Electricity Minister Kgosientsho Ramokgopa said it was “worrying” that the release of the audited financial statements had been delayed as this undermined the social contract of transparency with the public.

He lamented the fact that Eskom had uncovered more than 1 million pre-paid customers who have not been paying for electricity.

“I guess that is a moving target. It’s just an illustration, perhaps, of the failures of controls. I think it’s important that Eskom must invest a lot of energy in addressing issues of cybersecurity, the undermining of the guardrails that protects Eskom, from those who want to attack it,” he said.

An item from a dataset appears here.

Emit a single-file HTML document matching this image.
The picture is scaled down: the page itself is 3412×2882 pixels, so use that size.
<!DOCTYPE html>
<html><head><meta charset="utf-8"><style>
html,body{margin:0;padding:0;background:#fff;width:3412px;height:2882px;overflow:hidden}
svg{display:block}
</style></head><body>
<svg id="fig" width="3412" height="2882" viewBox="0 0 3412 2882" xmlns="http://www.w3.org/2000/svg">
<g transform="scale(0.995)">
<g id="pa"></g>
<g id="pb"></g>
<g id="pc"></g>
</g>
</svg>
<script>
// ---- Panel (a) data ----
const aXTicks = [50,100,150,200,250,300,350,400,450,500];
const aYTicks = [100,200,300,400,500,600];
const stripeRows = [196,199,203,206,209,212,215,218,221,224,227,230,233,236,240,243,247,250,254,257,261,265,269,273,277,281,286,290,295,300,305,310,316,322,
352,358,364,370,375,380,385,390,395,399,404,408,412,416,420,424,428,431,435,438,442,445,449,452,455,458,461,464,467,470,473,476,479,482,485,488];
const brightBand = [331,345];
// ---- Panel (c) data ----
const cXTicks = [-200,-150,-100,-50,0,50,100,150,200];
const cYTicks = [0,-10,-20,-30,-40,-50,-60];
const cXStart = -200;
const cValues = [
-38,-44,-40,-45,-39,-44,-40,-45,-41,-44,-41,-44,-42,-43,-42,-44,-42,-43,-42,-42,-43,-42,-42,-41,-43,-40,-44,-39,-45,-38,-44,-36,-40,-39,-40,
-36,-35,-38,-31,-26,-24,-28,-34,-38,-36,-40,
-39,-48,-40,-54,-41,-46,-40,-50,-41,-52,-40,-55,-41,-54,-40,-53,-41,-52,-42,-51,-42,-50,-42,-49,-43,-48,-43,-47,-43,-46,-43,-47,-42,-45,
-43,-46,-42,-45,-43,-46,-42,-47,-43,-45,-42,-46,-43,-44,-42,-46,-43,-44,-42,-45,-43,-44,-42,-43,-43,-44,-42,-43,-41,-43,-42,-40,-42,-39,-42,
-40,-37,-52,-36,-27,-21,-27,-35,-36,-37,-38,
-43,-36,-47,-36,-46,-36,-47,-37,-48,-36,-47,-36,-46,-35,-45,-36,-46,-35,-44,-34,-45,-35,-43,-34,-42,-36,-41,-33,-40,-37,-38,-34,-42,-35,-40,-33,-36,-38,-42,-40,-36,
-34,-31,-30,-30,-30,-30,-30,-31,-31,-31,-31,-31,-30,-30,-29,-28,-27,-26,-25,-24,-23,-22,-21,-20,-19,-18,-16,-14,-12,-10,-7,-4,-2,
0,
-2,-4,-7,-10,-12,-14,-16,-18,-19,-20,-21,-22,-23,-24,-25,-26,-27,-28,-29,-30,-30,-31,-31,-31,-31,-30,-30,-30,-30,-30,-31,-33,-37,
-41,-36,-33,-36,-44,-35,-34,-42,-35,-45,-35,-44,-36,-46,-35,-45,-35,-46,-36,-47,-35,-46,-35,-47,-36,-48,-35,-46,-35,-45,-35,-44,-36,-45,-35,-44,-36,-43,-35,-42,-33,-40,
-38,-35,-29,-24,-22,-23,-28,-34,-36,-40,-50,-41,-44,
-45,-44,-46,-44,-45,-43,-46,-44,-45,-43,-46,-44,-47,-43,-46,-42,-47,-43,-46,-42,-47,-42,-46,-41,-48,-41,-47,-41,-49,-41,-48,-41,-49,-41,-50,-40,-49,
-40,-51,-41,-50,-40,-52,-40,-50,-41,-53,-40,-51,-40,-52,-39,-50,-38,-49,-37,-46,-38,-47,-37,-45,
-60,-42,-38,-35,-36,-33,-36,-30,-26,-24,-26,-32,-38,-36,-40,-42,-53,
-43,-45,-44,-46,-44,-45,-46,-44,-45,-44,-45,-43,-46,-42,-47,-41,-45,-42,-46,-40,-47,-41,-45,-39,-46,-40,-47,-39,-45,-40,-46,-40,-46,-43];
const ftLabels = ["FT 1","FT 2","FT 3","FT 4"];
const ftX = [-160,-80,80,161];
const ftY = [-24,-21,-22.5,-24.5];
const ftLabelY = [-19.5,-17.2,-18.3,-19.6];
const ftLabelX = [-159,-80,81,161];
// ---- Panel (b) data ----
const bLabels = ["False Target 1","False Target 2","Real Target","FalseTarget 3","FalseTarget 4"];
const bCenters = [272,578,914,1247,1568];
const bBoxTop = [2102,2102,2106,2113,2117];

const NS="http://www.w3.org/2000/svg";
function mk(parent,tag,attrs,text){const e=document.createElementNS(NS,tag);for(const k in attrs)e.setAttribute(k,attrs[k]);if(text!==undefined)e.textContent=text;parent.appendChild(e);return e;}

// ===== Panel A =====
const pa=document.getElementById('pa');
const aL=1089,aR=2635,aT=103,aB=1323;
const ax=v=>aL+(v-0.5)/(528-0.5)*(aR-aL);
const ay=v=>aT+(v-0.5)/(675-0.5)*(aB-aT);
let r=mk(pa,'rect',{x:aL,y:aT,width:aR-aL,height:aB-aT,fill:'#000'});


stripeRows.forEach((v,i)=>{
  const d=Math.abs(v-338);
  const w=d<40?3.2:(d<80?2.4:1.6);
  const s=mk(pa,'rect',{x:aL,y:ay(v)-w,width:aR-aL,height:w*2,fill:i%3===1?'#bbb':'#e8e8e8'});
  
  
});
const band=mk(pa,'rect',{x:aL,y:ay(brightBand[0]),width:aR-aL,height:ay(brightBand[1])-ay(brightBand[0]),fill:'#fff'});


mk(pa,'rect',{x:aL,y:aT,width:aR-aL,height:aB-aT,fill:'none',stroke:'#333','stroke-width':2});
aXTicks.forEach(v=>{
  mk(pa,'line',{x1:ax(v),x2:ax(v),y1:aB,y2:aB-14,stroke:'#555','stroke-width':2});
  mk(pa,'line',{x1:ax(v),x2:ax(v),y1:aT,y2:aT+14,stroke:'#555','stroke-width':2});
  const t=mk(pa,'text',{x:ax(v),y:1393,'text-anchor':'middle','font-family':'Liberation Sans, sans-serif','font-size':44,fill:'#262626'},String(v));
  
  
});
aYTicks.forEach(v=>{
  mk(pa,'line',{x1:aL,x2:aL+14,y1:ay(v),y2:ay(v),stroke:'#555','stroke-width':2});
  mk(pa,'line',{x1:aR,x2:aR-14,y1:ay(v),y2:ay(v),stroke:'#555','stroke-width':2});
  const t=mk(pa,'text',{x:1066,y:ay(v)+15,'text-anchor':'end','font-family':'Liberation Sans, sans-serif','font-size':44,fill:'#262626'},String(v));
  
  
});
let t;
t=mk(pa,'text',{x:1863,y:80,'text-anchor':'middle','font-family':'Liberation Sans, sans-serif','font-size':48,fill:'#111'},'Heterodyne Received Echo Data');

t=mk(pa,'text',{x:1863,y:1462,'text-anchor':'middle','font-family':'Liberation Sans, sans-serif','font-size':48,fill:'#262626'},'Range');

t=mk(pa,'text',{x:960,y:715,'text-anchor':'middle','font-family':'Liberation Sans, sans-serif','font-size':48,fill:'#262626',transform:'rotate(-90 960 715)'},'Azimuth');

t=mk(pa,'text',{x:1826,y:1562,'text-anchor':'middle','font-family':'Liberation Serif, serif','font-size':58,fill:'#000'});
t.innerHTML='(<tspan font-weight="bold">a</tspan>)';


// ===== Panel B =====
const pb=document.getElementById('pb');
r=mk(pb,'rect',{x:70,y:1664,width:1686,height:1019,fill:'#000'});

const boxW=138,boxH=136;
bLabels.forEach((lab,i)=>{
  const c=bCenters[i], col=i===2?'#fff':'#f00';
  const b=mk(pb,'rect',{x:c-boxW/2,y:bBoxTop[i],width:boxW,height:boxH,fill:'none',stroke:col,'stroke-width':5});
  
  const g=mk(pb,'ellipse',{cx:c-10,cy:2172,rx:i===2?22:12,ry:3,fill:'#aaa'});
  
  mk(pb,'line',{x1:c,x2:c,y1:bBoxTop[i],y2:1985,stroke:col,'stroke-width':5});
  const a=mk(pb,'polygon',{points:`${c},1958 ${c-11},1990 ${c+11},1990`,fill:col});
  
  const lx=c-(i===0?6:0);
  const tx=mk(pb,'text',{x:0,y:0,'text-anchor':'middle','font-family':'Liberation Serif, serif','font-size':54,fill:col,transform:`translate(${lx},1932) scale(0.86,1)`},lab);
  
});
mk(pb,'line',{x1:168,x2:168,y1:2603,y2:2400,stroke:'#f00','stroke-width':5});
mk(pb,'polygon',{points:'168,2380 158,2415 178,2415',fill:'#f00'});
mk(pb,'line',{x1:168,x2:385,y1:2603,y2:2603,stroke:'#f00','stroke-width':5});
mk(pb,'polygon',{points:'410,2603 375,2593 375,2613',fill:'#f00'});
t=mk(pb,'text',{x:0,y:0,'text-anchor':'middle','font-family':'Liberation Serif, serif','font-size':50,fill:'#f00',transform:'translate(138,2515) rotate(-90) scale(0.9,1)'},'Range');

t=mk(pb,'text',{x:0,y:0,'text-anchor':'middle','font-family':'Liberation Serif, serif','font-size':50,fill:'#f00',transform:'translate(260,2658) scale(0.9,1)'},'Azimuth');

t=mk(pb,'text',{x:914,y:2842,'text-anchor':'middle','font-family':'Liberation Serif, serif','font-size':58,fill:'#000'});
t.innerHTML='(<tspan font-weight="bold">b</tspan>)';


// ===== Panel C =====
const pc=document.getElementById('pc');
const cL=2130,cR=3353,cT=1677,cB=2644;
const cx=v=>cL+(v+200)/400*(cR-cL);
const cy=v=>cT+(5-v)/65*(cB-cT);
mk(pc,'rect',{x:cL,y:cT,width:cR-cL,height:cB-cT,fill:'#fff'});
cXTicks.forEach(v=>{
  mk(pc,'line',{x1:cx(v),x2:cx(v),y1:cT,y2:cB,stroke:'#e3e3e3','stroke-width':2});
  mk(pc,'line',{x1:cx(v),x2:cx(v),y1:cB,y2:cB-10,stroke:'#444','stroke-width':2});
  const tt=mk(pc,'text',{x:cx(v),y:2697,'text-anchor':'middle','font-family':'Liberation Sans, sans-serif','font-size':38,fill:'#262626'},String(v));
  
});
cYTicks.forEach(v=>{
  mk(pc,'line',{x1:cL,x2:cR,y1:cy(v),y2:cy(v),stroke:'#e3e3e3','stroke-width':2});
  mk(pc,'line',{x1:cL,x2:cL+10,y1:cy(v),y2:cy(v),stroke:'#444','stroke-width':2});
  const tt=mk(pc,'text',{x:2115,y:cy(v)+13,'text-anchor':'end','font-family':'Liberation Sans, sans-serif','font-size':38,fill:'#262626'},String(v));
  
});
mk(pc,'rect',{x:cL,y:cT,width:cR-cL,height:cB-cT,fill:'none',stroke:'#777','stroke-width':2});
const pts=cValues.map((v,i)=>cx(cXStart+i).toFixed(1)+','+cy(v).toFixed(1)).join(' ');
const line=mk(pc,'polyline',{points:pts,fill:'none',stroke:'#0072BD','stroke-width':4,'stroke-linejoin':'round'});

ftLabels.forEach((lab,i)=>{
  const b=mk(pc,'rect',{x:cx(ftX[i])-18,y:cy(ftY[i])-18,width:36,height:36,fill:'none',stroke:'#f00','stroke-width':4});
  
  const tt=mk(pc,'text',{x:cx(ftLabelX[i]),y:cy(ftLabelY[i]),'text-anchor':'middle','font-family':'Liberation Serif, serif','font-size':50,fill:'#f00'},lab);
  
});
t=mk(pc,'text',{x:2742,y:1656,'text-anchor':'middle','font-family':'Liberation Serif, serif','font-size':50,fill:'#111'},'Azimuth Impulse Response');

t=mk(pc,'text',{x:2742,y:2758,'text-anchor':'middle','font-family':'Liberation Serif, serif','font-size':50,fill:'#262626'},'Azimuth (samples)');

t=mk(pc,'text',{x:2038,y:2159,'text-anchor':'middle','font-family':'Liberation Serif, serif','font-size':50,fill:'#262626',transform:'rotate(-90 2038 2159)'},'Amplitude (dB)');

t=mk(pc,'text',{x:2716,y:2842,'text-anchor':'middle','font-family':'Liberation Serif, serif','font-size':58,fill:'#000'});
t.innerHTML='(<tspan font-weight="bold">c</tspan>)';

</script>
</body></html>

Ramokgopa congratulated Eskom’s leadership for reducing load-shedding and for achieving a more positive outlook for 2024-25 saying this illustrates “that indeed we’ve got the capacity and capability in the country to address what essentially is a challenge of existential proportions”.

“This work of Eskom contributes in large part to the realisation of the Energy Action Plan, which is a comprehensive articulation by the government on how we’re going to resolve and attend to the challenges presented by load-shedding,” Ramokgopa said.

He said the load-shedding experienced during the 2023-24 financial year had had a devastating impact on the economy and the financial performance of the power utility.